Há 20 anos, no Anfiteatro 1 da Faculdade de Direito da Universidade de Lisboa, aprendi que o artigo 253.º do Código Civil português fere de invalidade um negócio em que uma das partes utilize sugestões ou artifícios com a intenção ou a consciência de induzir ou manter em erro a outra parte contratante. Parece óbvio que assim seja. Mas, de seguida, apresenta uma exceção: não são ilícitas as sugestões ou artifícios usuais e considerados legítimos segundo as “conceções dominantes no comércio jurídico”. Nunca desapareceu a minha estupefação com o facto de termos na lei uma porta aberta para enganarmos os outros, desde que à maioria o artifício pareça normal e que seja para vender bens ou serviços.
Não é, claramente, uma singularidade portuguesa. Hoje é impossível andar num centro urbano sem dar de caras com as consequências de tal permissividade sob a forma de invocações mais ou menos explícitas ou implícitas de sustentabilidade ambiental em todo o tipo de vendas. Quase todos os indicadores levam à conclusão de que a crise ambiental se tem aprofundado. Estranhamente e apesar disso, todas as empresas estão a apostar com afinco na transição ecológica.
O greenwashing está por todo o lado e está profundamente normalizado. E isto coloca vários problemas. Desde logo, fazer uma compra consciente e informada é hoje praticamente impossível. Isto é um problema de proteção do consumidor. Em segundo lugar, uma empresa que efetivamente invista na melhoria da sua eficiência na utilização de recursos naturais surge aos olhos do consumidor como apenas mais uma que invoca ser ecológica. Isto é um problema de concorrência e de mercado. Em consequência, as nossas estruturas socioeconómicas não evoluem para a oferta e a procura em massa de soluções realmente sustentáveis. E isto é um problema ambiental.
Vamos então voltar ao ponto de partida deste texto e perguntar: será que o direito não tem soluções para este problema? A responsabilidade ambiental das empresas é apenas uma questão ética? A resposta é um rotundo não; e, ao que parece, cada vez mais o será.
Há cerca de um ano, a autoridade para proteção do consumidor e dos mercados dos Países Baixos proibiu a utilização de rótulos de sustentabilidade a duas grandes empresas. O fundamento foi simples: aquilo que era alegado não correspondia à realidade. No Reino Unido, a autoridade que regula a publicidade baniu os anúncios que certas petrolíferas faziam a benefícios ou qualidades dos seus produtos no combate às alterações climáticas. O fundamento, uma vez mais, foi o facto de as alegações serem falsas ou enganadoras.

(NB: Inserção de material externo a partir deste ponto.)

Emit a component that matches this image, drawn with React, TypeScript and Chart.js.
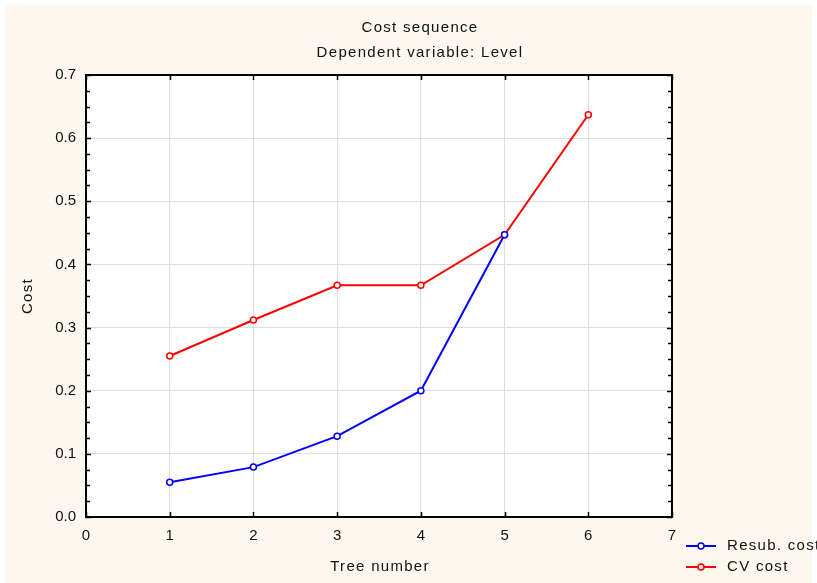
import React, { useEffect, useRef } from "react";
import { Chart, registerables } from "chart.js";

Chart.register(...registerables);

const treeNumbers = [1, 2, 3, 4, 5, 6];
const resubCost = [0.055, 0.079, 0.128, 0.2, 0.447];
const cvCost = [0.255, 0.312, 0.367, 0.367, 0.447, 0.637];
const xTicks = [0, 1, 2, 3, 4, 5, 6, 7];
const yTicks = [0, 0.1, 0.2, 0.3, 0.4, 0.5, 0.6, 0.7];
const title1 = "Cost sequence";
const title2 = "Dependent variable: Level";
const xTitle = "Tree number";
const yTitle = "Cost";
const seriesNames = ["Resub. cost", "CV cost"];
const seriesColors = ["#0000ff", "#ff0000"];

const FONT = "'Liberation Sans', Arial, sans-serif";

const decorPlugin = {
  id: "decor",
  beforeDraw(chart: any) {
    const { ctx, chartArea } = chart;
    ctx.save();
    ctx.fillStyle = "#ffffff";
    ctx.fillRect(chartArea.left, chartArea.top, chartArea.right - chartArea.left, chartArea.bottom - chartArea.top);
    ctx.restore();
  },
  afterDatasetsDraw(chart: any) {
    const { ctx, chartArea, scales } = chart;
    const { left, right, top, bottom } = chartArea;
    ctx.save();
    ctx.strokeStyle = "#000";
    ctx.lineWidth = 1.5;
    const ys = scales.y;
    for (let i = 0; i <= 28; i++) {
      const v = i * 0.025;
      const p = Math.round(ys.getPixelForValue(v)) + 0.5;
      const len = i % 4 === 0 ? 5 : 4;
      ctx.beginPath();
      ctx.moveTo(left, p);
      ctx.lineTo(left + len, p);
      ctx.moveTo(right, p);
      ctx.lineTo(right - len, p);
      ctx.stroke();
    }
    const xs = scales.x;
    for (const v of xTicks) {
      const p = Math.round(xs.getPixelForValue(v)) + 0.5;
      ctx.beginPath();
      ctx.moveTo(p, top);
      ctx.lineTo(p, top + 5);
      ctx.moveTo(p, bottom);
      ctx.lineTo(p, bottom - 5);
      ctx.stroke();
    }
    ctx.lineWidth = 2;
    ctx.strokeRect(left, top, right - left, bottom - top);

    ctx.fillStyle = "#111111";
    ctx.textBaseline = "middle";
    ctx.font = `15px ${FONT}`;
    (ctx as any).letterSpacing = "1.3px";
    ctx.textAlign = "center";
    ctx.fillText(title1, 420, 28);
    ctx.fillText(title2, 420, 53);
    ctx.fillText(xTitle, 380, 567);
    ctx.save();
    ctx.translate(28, (top + bottom) / 2);
    ctx.rotate(-Math.PI / 2);
    ctx.fillText(yTitle, 0, 0);
    ctx.restore();

    const rows = [546, 567];
    for (let i = 0; i < 2; i++) {
      const y = rows[i];
      ctx.strokeStyle = seriesColors[i];
      ctx.lineWidth = 2;
      ctx.beginPath();
      ctx.moveTo(686, y);
      ctx.lineTo(716, y);
      ctx.stroke();
      ctx.fillStyle = "#ffffff";
      ctx.lineWidth = 1.5;
      ctx.beginPath();
      ctx.arc(701, y, 3, 0, Math.PI * 2);
      ctx.fill();
      ctx.stroke();
      ctx.fillStyle = "#111111";
      ctx.textAlign = "left";
      ctx.fillText(seriesNames[i], 727, y);
    }
    (ctx as any).letterSpacing = "0px";
    ctx.restore();
  },
};

export default function App() {
  const ref = useRef<HTMLCanvasElement | null>(null);
  useEffect(() => {
    const canvas = ref.current;
    if (!canvas) return;
    const mk = (i: number, vals: number[]) => ({
      label: seriesNames[i],
      data: vals.map((v, k) => ({ x: treeNumbers[k], y: v })),
      borderColor: seriesColors[i],
      backgroundColor: "#ffffff",
      borderWidth: 2,
      pointRadius: 3,
      pointBorderWidth: 1.5,
      pointBackgroundColor: "#ffffff",
      pointBorderColor: seriesColors[i],
      tension: 0,
    });
    const chart = new Chart(canvas, {
      type: "line",
      data: { datasets: [mk(0, resubCost), mk(1, cvCost)] },
      options: {
        animation: false,
        responsive: false,
        maintainAspectRatio: false,
        layout: { padding: { left: 0, right: 145, top: 75, bottom: 0 } },
        plugins: {
          legend: { display: false },
          title: { display: false },
          tooltip: { enabled: false },
        },
        scales: {
          x: {
            type: "linear",
            min: 0,
            max: 7,
            afterBuildTicks: (s: any) => {
              s.ticks = xTicks.map((v) => ({ value: v }));
            },
            afterFit: (s: any) => {
              s.height = 66;
            },
            grid: { color: "#dddddd", lineWidth: 1, drawTicks: false },
            border: { display: false },
            ticks: {
              color: "#111111",
              font: { family: FONT, size: 15 },
              padding: 10,
              maxRotation: 0,
            },
          },
          y: {
            type: "linear",
            min: 0,
            max: 0.7,
            afterBuildTicks: (s: any) => {
              s.ticks = yTicks.map((v) => ({ value: v }));
            },
            afterFit: (s: any) => {
              s.width = 86;
            },
            grid: { color: "#dddddd", lineWidth: 1, drawTicks: false },
            border: { display: false },
            ticks: {
              color: "#111111",
              font: { family: FONT, size: 15 },
              padding: 10,
              callback: (v: any) => Number(v).toFixed(1),
            },
          },
        },
      },
      plugins: [decorPlugin],
    });
    return () => chart.destroy();
  }, []);

  return (
    <div style={{ position: "fixed", left: 0, top: 0, width: 817, height: 583, background: "#ffffff" }}>
      <div style={{ position: "absolute", left: 5, top: 5, width: 807, height: 578, background: "#fdf8ee" }} />
      <canvas ref={ref} width={817} height={583} style={{ position: "absolute", left: 0, top: 0, width: 817, height: 583 }} />
    </div>
  );
}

Nos Estados Unidos da América, dezenas de ações têm dado entrada em tribunal contra petrolíferas com fundamentos em tudo semelhantes àqueles que foram utilizados, a partir dos anos 1950, contra as grandes empresas tabaqueiras que alegavam benefícios – ou menores malefícios – para a saúde. Recentemente, a Comissão Europeia recebeu uma queixa, seguindo a mesma linha de fundamentação, contra 17 companhias aéreas. Em 2021, um tribunal holandês condenou uma grande petrolífera à redução das suas emissões com fundamento num genérico dever de cuidado ou diligência. É a mais recente vaga de litigância climática a assolar os tribunais enquanto o poder político não adota soluções jurídicas claras para dar resposta aos óbvios problemas sociais e ambientais que o greenwashing e a (ir)responsabilidade ambiental das empresas suscitam.
A Comissão Europeia já identificou este ângulo morto: apresentou, em março de 2023, uma proposta de diretiva que, a ser aprovada e implementada, resolveria grande parte destes problemas no contexto europeu. O procedimento legislativo europeu é por vezes tortuoso e não sabemos se a diretiva verá a luz do dia, e em que condições. Talvez ainda seja possível trazer a ideologia subjacente ao artigo 253.º do Código Civil português para o século XXI. Até lá, continuaremos a tentar sobreviver a um simulacro coletivo de sustentabilidade.